- **GIVEN INSTRUCTION**: Reproduce the listing below without changes, except that pictures are left out.

- **DATASET CONTENT**:

________

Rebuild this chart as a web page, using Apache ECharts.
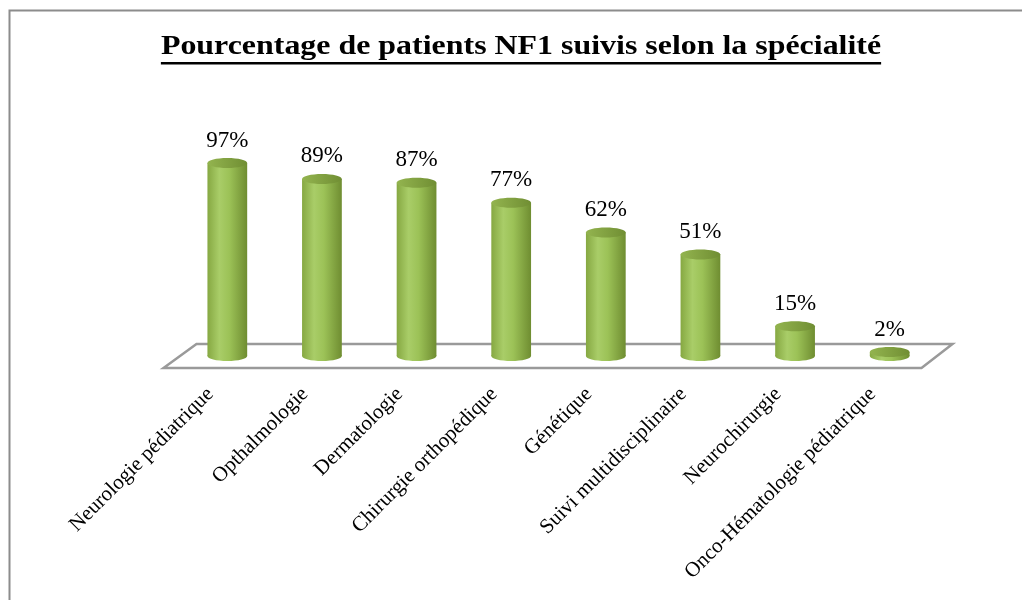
<!DOCTYPE html>
<html>
<head>
<meta charset="utf-8">
<script src="https://cdn.jsdelivr.net/npm/echarts@6/dist/echarts.min.js"></script>
<style>
  body { margin: 0; background: #fff; }
  #chart { width: 1022px; height: 600px; }
</style>
</head>
<body>
<div id="chart"></div>
<script>
// données
const categories = [
  "Neurologie pédiatrique",
  "Opthalmologie",
  "Dermatologie",
  "Chirurgie orthopédique",
  "Génétique",
  "Suivi multidisciplinaire",
  "Neurochirurgie",
  "Onco-Hématologie pédiatrique"
];
const values = [97, 89, 87, 77, 62, 51, 15, 2];
const titleText = "Pourcentage de patients NF1 suivis selon la spécialité";

const serif = "'Liberation Serif', 'Times New Roman', serif";
const titleScale = 1.14;

// largeur du titre pour le soulignement
const ctx = document.createElement("canvas").getContext("2d");
ctx.font = "bold 28px " + serif;
const titleW = ctx.measureText(titleText).width * titleScale;

const myChart = echarts.init(document.getElementById("chart"));

function bodyFill() {
  return new echarts.graphic.LinearGradient(0, 0, 1, 0, [
    { offset: 0, color: "#86a842" },
    { offset: 0.3, color: "#a9cd68" },
    { offset: 0.55, color: "#9cc257" },
    { offset: 1, color: "#6f8d31" }
  ]);
}

function renderCylinder(params, api) {
  const top = api.coord([api.value(0), api.value(1)]);
  const base = api.coord([api.value(0), 0]);
  const rx = api.size([1, 0])[0] * 0.21;
  const ry = 5;
  const cx = top[0];
  return {
    type: "group",
    children: [
      {
        type: "ellipse",
        shape: { cx: cx, cy: base[1], rx: rx, ry: ry },
        style: { fill: bodyFill() }
      },
      {
        type: "rect",
        shape: { x: cx - rx, y: top[1], width: rx * 2, height: base[1] - top[1] },
        style: { fill: bodyFill() }
      },
      {
        type: "ellipse",
        shape: { cx: cx, cy: top[1], rx: rx, ry: ry },
        style: {
          fill: new echarts.graphic.LinearGradient(0, 0, 1, 0, [
            { offset: 0, color: "#93b44f" },
            { offset: 1, color: "#708e33" }
          ])
        }
      },
      {
        type: "text",
        x: cx,
        y: top[1] - ry - 6,
        style: {
          text: api.value(1) + "%",
          font: "23px " + serif,
          fill: "#000",
          align: "center",
          verticalAlign: "bottom"
        }
      }
    ]
  };
}

function renderFloor(params, api) {
  const cs = params.coordSys;
  const y0 = api.coord([0, 0])[1];
  return {
    type: "polygon",
    shape: {
      points: [
        [cs.x - 16.5, y0 + 12],
        [cs.x + 16.5, y0 - 12],
        [cs.x + cs.width + 15.5, y0 - 12],
        [cs.x + cs.width - 15.5, y0 + 12]
      ]
    },
    style: { fill: "none", stroke: "#9a9a9a", lineWidth: 2.5 }
  };
}

const option = {
  animation: false,
  graphic: [
    {
      type: "rect",
      left: 7,
      top: 8,
      shape: { width: 1100, height: 700 },
      style: { fill: "none", stroke: "#8c8c8c", lineWidth: 2 },
      z: -10
    },
    {
      type: "text",
      x: 521,
      y: 47,
      scaleX: titleScale,
      style: {
        text: titleText,
        font: "bold 28px " + serif,
        fill: "#000",
        align: "center",
        verticalAlign: "middle"
      }
    },
    {
      type: "rect",
      left: 521 - titleW / 2,
      top: 62,
      shape: { width: titleW, height: 2.5 },
      style: { fill: "#000" }
    }
  ],
  grid: {
    left: 180,
    width: 757,
    top: 157,
    height: 199
  },
  xAxis: {
    type: "category",
    data: categories,
    axisLine: { show: false },
    axisTick: { show: false },
    axisLabel: {
      rotate: 45,
      interval: 0,
      margin: 18,
      padding: [0, 24, 0, 0],
      fontFamily: serif,
      fontSize: 21,
      color: "#000"
    }
  },
  yAxis: {
    type: "value",
    min: 0,
    max: 100,
    show: false,
    splitLine: { show: false }
  },
  series: [
    {
      type: "custom",
      renderItem: renderFloor,
      data: [[0, 0]],
      z: 1,
      silent: true
    },
    {
      type: "custom",
      renderItem: renderCylinder,
      data: values.map(function (v, i) { return [i, v]; }),
      z: 2
    }
  ]
};
myChart.setOption(option);
window.addEventListener("resize", function () {
  myChart.resize();
});
</script>
</body>
</html>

________

- **CORRECT ANSWER**:
Rebuild this chart as a web page, using Apache ECharts.
<!DOCTYPE html>
<html>
<head>
<meta charset="utf-8">
<script src="https://cdn.jsdelivr.net/npm/echarts@6/dist/echarts.min.js"></script>
<style>
  body { margin: 0; background: #fff; }
  #chart { width: 1022px; height: 600px; }
</style>
</head>
<body>
<div id="chart"></div>
<script>
// données
const categories = [
  "Neurologie pédiatrique",
  "Opthalmologie",
  "Dermatologie",
  "Chirurgie orthopédique",
  "Génétique",
  "Suivi multidisciplinaire",
  "Neurochirurgie",
  "Onco-Hématologie pédiatrique"
];
const values = [97, 89, 87, 77, 62, 51, 15, 2];
const titleText = "Pourcentage de patients NF1 suivis selon la spécialité";

const serif = "'Liberation Serif', 'Times New Roman', serif";
const titleScale = 1.14;

// largeur du titre pour le soulignement
const ctx = document.createElement("canvas").getContext("2d");
ctx.font = "bold 28px " + serif;
const titleW = ctx.measureText(titleText).width * titleScale;

const myChart = echarts.init(document.getElementById("chart"));

function bodyFill() {
  return new echarts.graphic.LinearGradient(0, 0, 1, 0, [
    { offset: 0, color: "#86a842" },
    { offset: 0.3, color: "#a9cd68" },
    { offset: 0.55, color: "#9cc257" },
    { offset: 1, color: "#6f8d31" }
  ]);
}

function renderCylinder(params, api) {
  const top = api.coord([api.value(0), api.value(1)]);
  const base = api.coord([api.value(0), 0]);
  const rx = api.size([1, 0])[0] * 0.21;
  const ry = 5;
  const cx = top[0];
  return {
    type: "group",
    children: [
      {
        type: "ellipse",
        shape: { cx: cx, cy: base[1], rx: rx, ry: ry },
        style: { fill: bodyFill() }
      },
      {
        type: "rect",
        shape: { x: cx - rx, y: top[1], width: rx * 2, height: base[1] - top[1] },
        style: { fill: bodyFill() }
      },
      {
        type: "ellipse",
        shape: { cx: cx, cy: top[1], rx: rx, ry: ry },
        style: {
          fill: new echarts.graphic.LinearGradient(0, 0, 1, 0, [
            { offset: 0, color: "#93b44f" },
            { offset: 1, color: "#708e33" }
          ])
        }
      },
      {
        type: "text",
        x: cx,
        y: top[1] - ry - 6,
        style: {
          text: api.value(1) + "%",
          font: "23px " + serif,
          fill: "#000",
          align: "center",
          verticalAlign: "bottom"
        }
      }
    ]
  };
}

function renderFloor(params, api) {
  const cs = params.coordSys;
  const y0 = api.coord([0, 0])[1];
  return {
    type: "polygon",
    shape: {
      points: [
        [cs.x - 16.5, y0 + 12],
        [cs.x + 16.5, y0 - 12],
        [cs.x + cs.width + 15.5, y0 - 12],
        [cs.x + cs.width - 15.5, y0 + 12]
      ]
    },
    style: { fill: "none", stroke: "#9a9a9a", lineWidth: 2.5 }
  };
}

const option = {
  animation: false,
  graphic: [
    {
      type: "rect",
      left: 7,
      top: 8,
      shape: { width: 1100, height: 700 },
      style: { fill: "none", stroke: "#8c8c8c", lineWidth: 2 },
      z: -10
    },
    {
      type: "text",
      x: 521,
      y: 47,
      scaleX: titleScale,
      style: {
        text: titleText,
        font: "bold 28px " + serif,
        fill: "#000",
        align: "center",
        verticalAlign: "middle"
      }
    },
    {
      type: "rect",
      left: 521 - titleW / 2,
      top: 62,
      shape: { width: titleW, height: 2.5 },
      style: { fill: "#000" }
    }
  ],
  grid: {
    left: 180,
    width: 757,
    top: 157,
    height: 199
  },
  xAxis: {
    type: "category",
    data: categories,
    axisLine: { show: false },
    axisTick: { show: false },
    axisLabel: {
      rotate: 45,
      interval: 0,
      margin: 18,
      padding: [0, 24, 0, 0],
      fontFamily: serif,
      fontSize: 21,
      color: "#000"
    }
  },
  yAxis: {
    type: "value",
    min: 0,
    max: 100,
    show: false,
    splitLine: { show: false }
  },
  series: [
    {
      type: "custom",
      renderItem: renderFloor,
      data: [[0, 0]],
      z: 1,
      silent: true
    },
    {
      type: "custom",
      renderItem: renderCylinder,
      data: values.map(function (v, i) { return [i, v]; }),
      z: 2
    }
  ]
};
myChart.setOption(option);
window.addEventListener("resize", function () {
  myChart.resize();
});
</script>
</body>
</html>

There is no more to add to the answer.